Art Garfunkel: I sing because it gives me pleasure to hear it when it's right.  I always bring a kind of shyness to the experience when I sing in front of people, because I'm more comfortable as a singer producing a sound that my own ears enjoy.  If others want to listen to it, they may, but I'm not altering my posture toward them.  This is why a recording studio is ideal for me; you perform in front of a mike with no one around, against your own standards.  That to me is a more comfortable thing than stage work.   Privacy goes with singing.

Interviewer: You say that you bring shyness to music.  How difficult was it to decide to publish your poems, and was there anything that made you start thinking along that direction?

Art Garfunkel: At some point I was bitten by the inspiration to write.  You keep doing it; it takes hold of you.  There is no  ulterior motive other than than an idea wants to get expressed.  So the initial impulse has taken care of itself.   But at a certain point, you say, "Who am I writing this to?"  Since   had the initial inspiration and finished it, who was that for?  Was it the therapy of getting something out that needed to be said?  Or is it simply, I am seeing who I am,  or what's going on in me, crystallized on paper?  You realize you're writing to someone, even if it's to a soulmate you're hoping to find.  Then you realize: Okay, I'm writing to others.  But you think, Which others? How many others? So you think: Okay, I'll send them to friends of mine, so they can know a little better what I'm about.  Then you think, I"ll send them out in general. In childhood, the music was born out of the fact that I can sing.  With writing, I just had to write these things.  With encouragement of various people, I have dared to put them out.

Interviewer: A fair amount of poems deal with the loss, through suicide, of someone you loved very much.   Did it help to write about her?

Art Garfunkel: She died in the late Seventies, and I began to write in '83.  It became the thing I most wanted to talk about, the thing that was strongest to me.   You have many thoughts about someone who leaves you.  You know, I'm a great fan of J.S. Bach.  Bach left us; but he left behind tremendous work.  She left me her journals and memories and pictures, and in 1980 I was not so much hung up as I was a commemorator and an appreciator.  I spent a lot of time with her greatness, after the fact; the same way I would if I were uncovering Bach's manuscripts after he departed.   There was that aspect of the loss, because she was so fabulous to me.  Then, there was the day I realized, I'll never get over this.  Because 'getting over it' is synonymous with sweeping the memory under the rug and getting on with life.  I kept honoring her, thinking, I'm just giving credit where credit is due.

Interviewer: But then did you feel that life wasn't going forward for you?

Art Garfunkel: That's what they said to me then, and I would say, "Well, what do you think life is for, why is this a wrong way to spend my time?

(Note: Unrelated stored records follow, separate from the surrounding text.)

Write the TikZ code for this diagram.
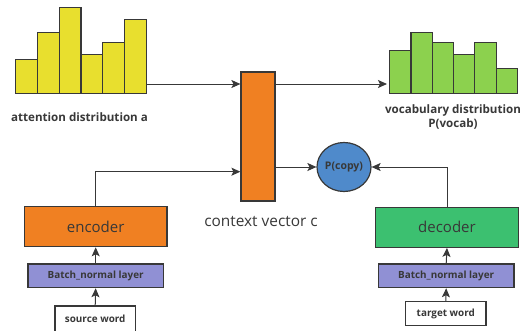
\documentclass[tikz,border=0pt]{standalone}
\usepackage{fontspec}
\setmainfont{Open Sans}
\usetikzlibrary{arrows.meta,shapes.geometric}
\definecolor{barYellow}{HTML}{E8DF2E}
\definecolor{boxOrange}{HTML}{F08022}
\definecolor{barGreen}{HTML}{8CD14E}
\definecolor{boxGreen}{HTML}{3CC070}
\definecolor{boxPurple}{HTML}{9090D4}
\definecolor{nodeBlue}{HTML}{4F8ACB}
\definecolor{ink}{HTML}{383838}
\tikzset{
  outline/.style={draw=ink, line width=1.2pt},
  bar/.style={outline, anchor=south west, inner sep=0pt, minimum width=21.8pt},
  block/.style={outline, inner sep=0pt, text=ink},
  link/.style={draw=ink, line width=1pt, -{Stealth[length=9pt,width=8pt,inset=2pt]}},
  boldsmall/.style={font=\bfseries\fontsize{9.9}{11}\selectfont},
  boldlabel/.style={text=ink, font=\bfseries\fontsize{11.6}{14}\selectfont},
  biglabel/.style={text=ink, font=\fontsize{15.4}{17}\selectfont},
}
\begin{document}
\begin{tikzpicture}[x=1pt,y=-1pt]
\useasboundingbox (0,0) rectangle (521,330);

% attention distribution bars
\foreach \i/\top [count=\k from 0] in {1/60,2/33,3/8,4/55,5/43,6/20}
  \node[bar, fill=barYellow, minimum height={94-\top}] (a\i) at ({15+21.8*\k},94) {};
\node[boldlabel] (alabel) at (79.5,117) {attention distribution a};

% vocabulary distribution bars
\foreach \i/\top [count=\k from 0] in {1/51,2/33,3/43,4/55,5/43,6/69}
  \node[bar, fill=barGreen, minimum width=21.3pt, minimum height={94-\top}] (v\i) at ({389+21.3*\k},94) {};
\node[boldlabel, align=center] (vlabel) at (453,117) {vocabulary distribution\\P(vocab)};

% context vector
\node[block, fill=boxOrange, minimum width=34pt, minimum height=129pt] (ctx) at (258,136.5) {};
\node[biglabel] (ctxlabel) at (261,221) {context vector c};

% copy probability
\node[block, ellipse, fill=nodeBlue, minimum width=54pt, minimum height=49pt, font=\bfseries\fontsize{10.5}{12}\selectfont] (copy) at (344,167) {P(copy)};

% encoder side
\node[block, fill=boxOrange, minimum width=142.7pt, minimum height=40.4pt, font=\fontsize{15}{17}\selectfont] (enc) at (95.7,226.5) {encoder};
\node[block, boldsmall, fill=boxPurple, minimum width=135.3pt, minimum height=23.7pt] (bnl) at (95.7,275.8) {Batch\_normal layer};
\node[block, boldsmall, fill=white, minimum width=80.3pt, minimum height=26pt] (src) at (95.2,319) {source word};

% decoder side
\node[block, fill=boxGreen, minimum width=142.6pt, minimum height=40pt, font=\fontsize{15}{17}\selectfont] (dec) at (447,227.3) {decoder};
\node[block, boldsmall, fill=boxPurple, minimum width=135.7pt, minimum height=23.7pt] (bnr) at (446.2,275.8) {Batch\_normal layer};
\node[block, boldsmall, fill=white, minimum width=80.3pt, minimum height=24pt] (tgt) at (445.8,313.7) {target word};

% connectors
\coordinate (aout) at (a6.east |- 0,84);
\coordinate (vin) at (387,84);
\draw[link] (aout) -- (aout -| ctx.west);
\draw[link] (ctx.east |- vin) -- (vin);
\draw[link] (ctx.east |- copy.west) -- (copy.west);
\draw[link] (dec.north) |- (copy.east);
\draw[link] (enc.north) |- (ctx.west |- 0,171.7);
\draw[link] (src.north) -- (bnl.south);
\draw[link] (bnl.north) -- (enc.south);
\draw[link] (tgt.north) -- (bnr.south);
\draw[link] (bnr.north) -- (dec.south);
\end{tikzpicture}
\end{document}
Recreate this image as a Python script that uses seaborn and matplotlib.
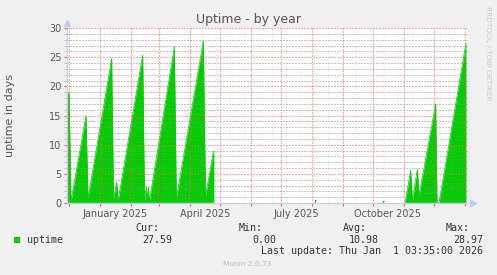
import numpy as np
import pandas as pd
import matplotlib
matplotlib.use("Agg")
import matplotlib.pyplot as plt
import matplotlib.dates as mdates
from matplotlib.ticker import MultipleLocator, FixedLocator
import seaborn as sns

# ---------------- data ----------------
sample_times = [
    "2024-11-29 00:00", "2024-12-01 00:00", "2024-12-03 00:00", "2024-12-18 00:00",
    "2024-12-20 00:00", "2025-01-12 16:00", "2025-01-14 12:00", "2025-01-17 16:00",
    "2025-01-19 00:00", "2025-02-12 16:00", "2025-02-14 12:00", "2025-02-16 08:00",
    "2025-02-17 08:00", "2025-02-18 08:00", "2025-02-19 08:00", "2025-03-16 08:00",
    "2025-03-18 08:00", "2025-04-14 08:00", "2025-04-16 12:00", "2025-04-24 08:00",
    "2025-04-24 20:00",
    "2025-08-04 00:00", "2025-08-05 00:00",
    "2025-10-11 00:00", "2025-10-12 00:00",
    "2025-11-02 00:00", "2025-11-07 16:00", "2025-11-09 08:00", "2025-11-14 08:00",
    "2025-11-16 00:00", "2025-12-02 16:00", "2025-12-04 00:00", "2025-12-06 00:00",
    "2026-01-02 00:00",
]
uptime_days = [
    18.6, 18.9, 0.3, 15.0,
    0.8, 24.8, 0.8, 3.6,
    0.3, 25.4, 0.4, 2.8,
    0.6, 2.7, 0.3, 26.8,
    0.8, 27.8, 1.2, 8.8,
    8.9,
    0.6, 0.6,
    0.3, 0.3,
    0.0, 5.6, 0.4, 5.8,
    1.3, 17.0, 0.0, 0.0,
    27.5,
]
# contiguous runs of samples (gaps = no data)
segment_ids = [0] * 21 + [1] * 2 + [2] * 2 + [3] * 9

legend_labels = ["Cur:", "Min:", "Avg:", "Max:"]
legend_values = ["27.59", "0.00", "10.98", "28.97"]
series_name = "uptime"
x_tick_labels = ["January 2025", "April 2025", "July 2025", "October 2025"]
x_tick_dates = ["2025-01-16", "2025-04-16", "2025-07-16", "2025-10-16"]
last_update = "Last update: Thu Jan  1 03:35:00 2026"

# ---------------- styling ----------------
GREEN = "#00CC00"
BG = "#F0F0F0"
TXT = "#555555"
W, H = 497, 275

sns.set_theme(style="white")
plt.rcParams["font.family"] = ["DejaVu Sans"]

fig = plt.figure(figsize=(W / 100, H / 100), dpi=100, facecolor=BG)
L, R, T, B = 67, 468, 28, 203
ax = fig.add_axes([L / W, 1 - B / H, (R - L) / W, (B - T) / H])
ax.set_facecolor("white")

df = pd.DataFrame({
    "time": pd.to_datetime(sample_times),
    "uptime": uptime_days,
    "segment": segment_ids,
})

for _, g in df.groupby("segment"):
    ax.fill_between(g["time"], 0, g["uptime"], color=GREEN, linewidth=0, zorder=1)
sns.lineplot(data=df, x="time", y="uptime", units="segment", estimator=None,
             color=GREEN, linewidth=0.5, ax=ax, legend=False, zorder=1.5)

x0 = pd.Timestamp("2024-11-29")
x1 = pd.Timestamp("2026-01-04")
ax.set_xlim(x0, x1)
ax.set_ylim(0, 30)

# y axis
ax.yaxis.set_major_locator(MultipleLocator(5))
ax.yaxis.set_minor_locator(MultipleLocator(1))
# x axis: labels at mid-month, red ticks at month starts
ax.xaxis.set_major_locator(FixedLocator(mdates.date2num(pd.to_datetime(x_tick_dates))))
ax.set_xticklabels(x_tick_labels)
ax.xaxis.set_minor_locator(mdates.MonthLocator(bymonthday=1))

major_grid = (0.95, 0.35, 0.35, 0.4)
minor_grid = (0.55, 0.55, 0.55, 0.28)
dot = (0, (1, 2))
LW = 0.72
ax.set_axisbelow(False)
ax.grid(False)
ax.grid(True, which="minor", axis="y", color=minor_grid, linestyle=dot, linewidth=LW)
ax.grid(True, which="major", axis="y", color=major_grid, linestyle=dot, linewidth=LW)
ax.grid(True, which="minor", axis="x", color=major_grid, linestyle=dot, linewidth=LW)
# two-weekly minor vertical grid
for d in pd.date_range("2024-12-08", x1, freq="14D"):
    ax.axvline(d, color=minor_grid, linestyle=dot, linewidth=LW, zorder=2.4)

ax.tick_params(axis="y", which="major", length=2, width=0.8, color="#E06060",
               labelsize=7, labelcolor=TXT, pad=2, direction="out", left=True)
ax.tick_params(axis="y", which="minor", length=2, width=0.6, color="#B8B8B8",
               direction="out", left=True)
ax.tick_params(axis="x", which="major", length=0, labelsize=7, labelcolor=TXT, pad=4)
ax.tick_params(axis="x", which="minor", length=2, width=0.8, color="#E06060",
               direction="out", bottom=True)

for s in ["top", "right"]:
    ax.spines[s].set_visible(False)
for s in ["left", "bottom"]:
    ax.spines[s].set_color("#C8CCE8")
    ax.spines[s].set_linewidth(1.0)
    ax.spines[s].set_zorder(3)

ax.set_xlabel("")
ax.set_ylabel("")

# axis arrows
ax.plot([0], [1.03], marker="^", markersize=4, color="#C0C8F4", transform=ax.transAxes,
        clip_on=False, linestyle="none")
ax.plot([1.012], [0], marker=">", markersize=4, color="#C0C8F4", transform=ax.transAxes,
        clip_on=False, linestyle="none")

def fx(px):
    return px / W

def fy(py):
    return 1 - py / H

fig.text(fx(248), fy(19), "Uptime - by year", ha="center", va="center",
         fontsize=9, color=TXT)
fig.text(fx(10), fy(115.5), "uptime in days", ha="center", va="center",
         rotation=90, fontsize=8, color=TXT)
fig.text(fx(488), fy(53), "RRDTOOL / TOBI OETIKER", ha="center", va="center",
         rotation=-90, fontsize=5.3, color="#C8C8C8")

mono = "DejaVu Sans Mono"
LEG = "#333333"
hdr_right = [159, 263, 367, 470]
val_right = [172, 276, 379, 483]
for lab, xr in zip(legend_labels, hdr_right):
    fig.text(fx(xr), fy(228), lab, ha="right", va="center", family=mono,
             fontsize=7.2, color=LEG)
for v, xr in zip(legend_values, val_right):
    fig.text(fx(xr), fy(240), v, ha="right", va="center", family=mono,
             fontsize=7.2, color=LEG)
fig.patches.append(plt.Rectangle((fx(14), fy(243)), 6 / W, 6 / H, transform=fig.transFigure,
                                 facecolor=GREEN, edgecolor="none"))
fig.text(fx(27), fy(240), series_name, ha="left", va="center", family=mono,
         fontsize=7.2, color=LEG)
fig.text(fx(483), fy(251), last_update, ha="right", va="center", family=mono,
         fontsize=7.2, color=LEG)
fig.text(fx(247), fy(264), "Munin 2.0.73", ha="center", va="center",
         fontsize=5.3, color="#BBBBBB")

fig.savefig("out.png", dpi=100, facecolor=BG)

Should I be putting aside this acquaintanceship I'm immersed in, with her journals and books, so I can get on to being acquainted with Dan Rather's six o'clock news?  Is that what I should do? Get on with the culture I live in?"

Time can put you in a slightly different place, from which you'll have different feelings about the same things.   Sometimes I think: We're born and we encounter living on earth.  We encounter it from all the 360 degrees until we die.  It stays the same; only the vantage point changes; a nine-year-old's; a twenty-nine-year-old's; sixty-nine-year-old's  and loss is in it.  The zebra is the same zebra; we just get to see it from all the angles.